Trener Niemców nie przejmuje się krytyką, która po meczach z Ukrainą i Polską dotknęła głównie jego napastników. Przypomina, że w 2014 roku gra jego zespołu też nie każdemu przypadła do gustu, a mundial w Brazylii zakończył się sukcesem.
We Francji gole strzelili dotychczas tylko obrońca Shkodran Mustafi i rezerwowy pomocnik Bastian Schweinsteiger. Kibice i eksperci oczekują więcej, zwłaszcza od Mario Goetzego i Thomasa Muellera. – Chciałbym wreszcie trafić do bramki, ale to nie jest moje główne zadanie. Spróbujemy dziś czegoś nowego – przekonuje Mueller. Niewykluczone, że Juliana Draxlera na skrzydle zastąpi Andre Schuerrle.

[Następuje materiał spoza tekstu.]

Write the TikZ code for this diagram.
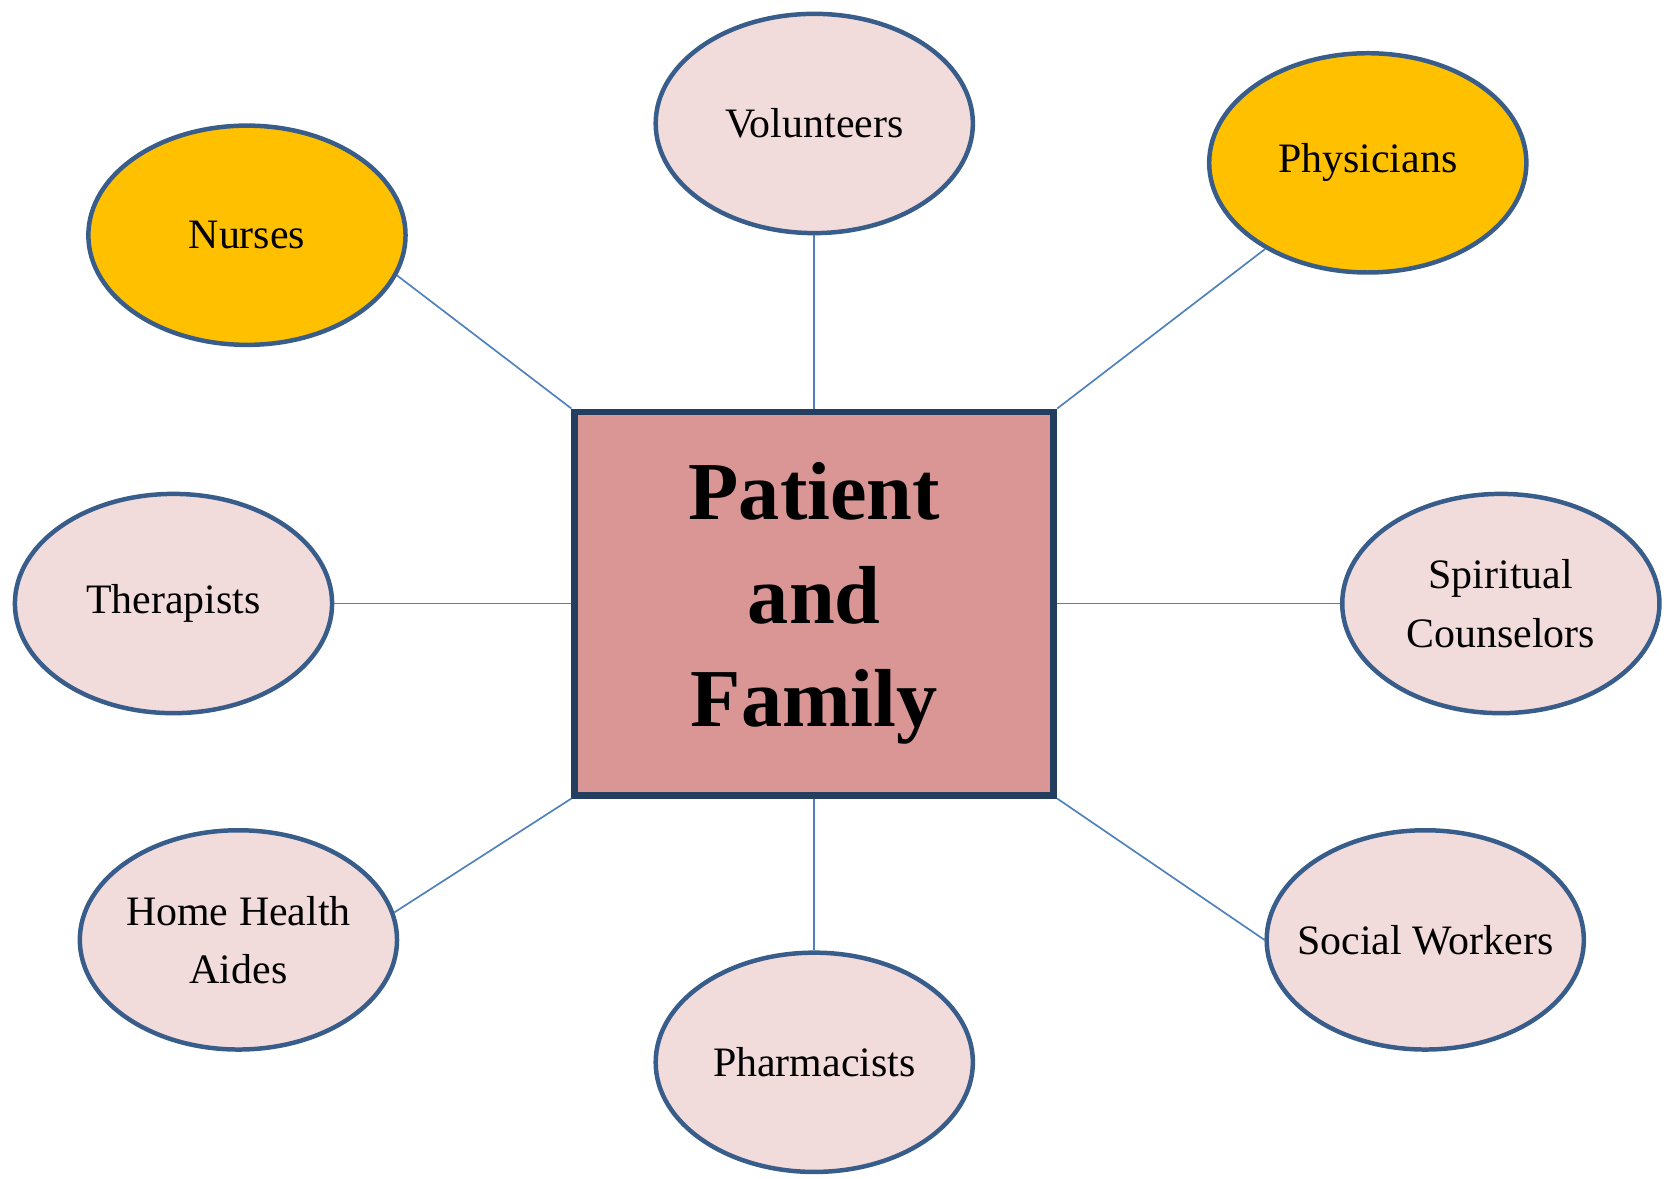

W grupie D o pierwsze miejsce walczyć będą Hiszpanie i Chorwaci. Faworytem są obrońcy tytułu, tym bardziej że przeciwnik musi sobie radzić bez kontuzjowanego Luki Modricia. – Gdyby zagrał, to mógłby być dla niego koniec mistrzostw – tłumaczy lekarz chorwackiej reprezentacji.
Są obawy, że kibice z Chorwacji znów przerwą mecz, rzucając na boisko race (w internecie pojawił się plan ataku). Chcą w ten sposób zwrócić uwagę na problem korupcji w swojej federacji. Groźby wykluczenia drużyny z Euro nie robią na nich wrażenia.